**EXERCISE DESCRIPTION:**
Only the lines from the top of the listing below to the line that has "fig = plt.figure(figsize=(W" should be echoed, with both ends kept and pictures left out.
— BEGIN —
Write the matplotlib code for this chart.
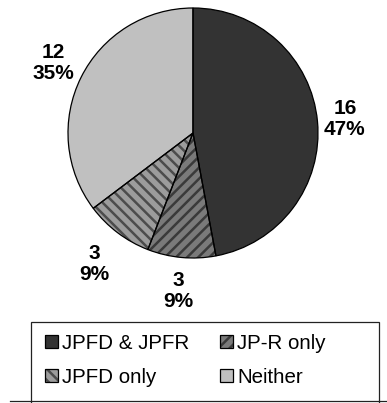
import matplotlib
matplotlib.use("Agg")
import matplotlib.pyplot as plt
from matplotlib.patches import Patch, Rectangle
from matplotlib.lines import Line2D
from matplotlib.legend_handler import HandlerTuple
import numpy as np

plt.rcParams['font.family'] = ['Liberation Sans', 'DejaVu Sans']
plt.rcParams['hatch.linewidth'] = 1.8

categories = ["JPFD & JPFR", "JP-R only", "JPFD only", "Neither"]
counts = [16, 3, 3, 12]

face_colors = ["#333333", "#7a7a7a", "#9c9c9c", "#c0c0c0"]
hatch_colors = ["#333333", "#3a3a3a", "#4c4c4c", "#c0c0c0"]
hatches = [None, "///", "\\\\\\", None]
label_dist = [1.22, 1.27, 1.31, 1.25]

W, H = 387, 403
fig = plt.figure(figsize=(W / 100, H / 100), dpi=100)

# pie axes: centre (193, 133) px, radius 125 px
cx, cy, r = 193, 133, 125
ax = fig.add_axes([(cx - r) / W, (H - cy - r) / H, 2 * r / W, 2 * r / H])

# filled / hatched wedges
wedges, _ = ax.pie(counts, startangle=90, counterclock=False,
                   colors=face_colors, radius=1.0,
                   wedgeprops=dict(linewidth=0))
for w, hc, hp in zip(wedges, hatch_colors, hatches):
    w.set_edgecolor(hc)
    if hp:
        w.set_hatch(hp)

# black outlines on top
outline, _ = ax.pie(counts, startangle=90, counterclock=False, radius=1.0,
                    wedgeprops=dict(facecolor="none", edgecolor="black",
                                    linewidth=0.9))

total = sum(counts)
for w, n, d in zip(wedges, counts, label_dist):
    ang = np.deg2rad((w.theta1 + w.theta2) / 2)
    ax.text(d * np.cos(ang), d * np.sin(ang),
            f"{n}\n{round(100 * n / total)}%",
            ha="center", va="center", fontsize=15, fontweight="bold",
            linespacing=1.15)

ax.set_xlim(-1, 1)
ax.set_ylim(-1, 1)
ax.set_aspect("equal")
ax.axis("off")

# legend (column-wise order: col 1 then col 2)
def handle(i):
    return (Patch(facecolor=face_colors[i], edgecolor=hatch_colors[i],
                  hatch=hatches[i], linewidth=0),
            Patch(facecolor="none", edgecolor="black", linewidth=0.9))

order = [0, 2, 1, 3]
leg = fig.legend([handle(i) for i in order], [categories[i] for i in order],
                 handler_map={tuple: HandlerTuple(ndivide=1)},
                 ncols=2, loc="upper left",
                 bbox_to_anchor=(45 / W, 1 - 334 / H),
                 bbox_transform=fig.transFigure,
                 frameon=False, borderpad=0, borderaxespad=0,
                 fontsize=14.8, handlelength=0.65, handleheight=0.6,
                 handletextpad=0.2, columnspacing=1.45, labelspacing=0.72)

# legend frame (running past the bottom edge) and baseline rule
fig.add_artist(Rectangle((31 / W, -10 / H), (379 - 31) / W, (413 - 322) / H,
                         transform=fig.transFigure, facecolor="none",
                         edgecolor="#222222", linewidth=0.9))
fig.add_artist(Line2D([10 / W, 1.0], [1 - 401 / H, 1 - 401 / H],
                      transform=fig.transFigure, color="#222222", linewidth=0.9))

fig.savefig("out.png", dpi=100)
— END —
**EXERCISE ANSWER:**
Write the matplotlib code for this chart.
import matplotlib
matplotlib.use("Agg")
import matplotlib.pyplot as plt
from matplotlib.patches import Patch, Rectangle
from matplotlib.lines import Line2D
from matplotlib.legend_handler import HandlerTuple
import numpy as np

plt.rcParams['font.family'] = ['Liberation Sans', 'DejaVu Sans']
plt.rcParams['hatch.linewidth'] = 1.8

categories = ["JPFD & JPFR", "JP-R only", "JPFD only", "Neither"]
counts = [16, 3, 3, 12]

face_colors = ["#333333", "#7a7a7a", "#9c9c9c", "#c0c0c0"]
hatch_colors = ["#333333", "#3a3a3a", "#4c4c4c", "#c0c0c0"]
hatches = [None, "///", "\\\\\\", None]
label_dist = [1.22, 1.27, 1.31, 1.25]

W, H = 387, 403
fig = plt.figure(figsize=(W / 100, H / 100), dpi=100)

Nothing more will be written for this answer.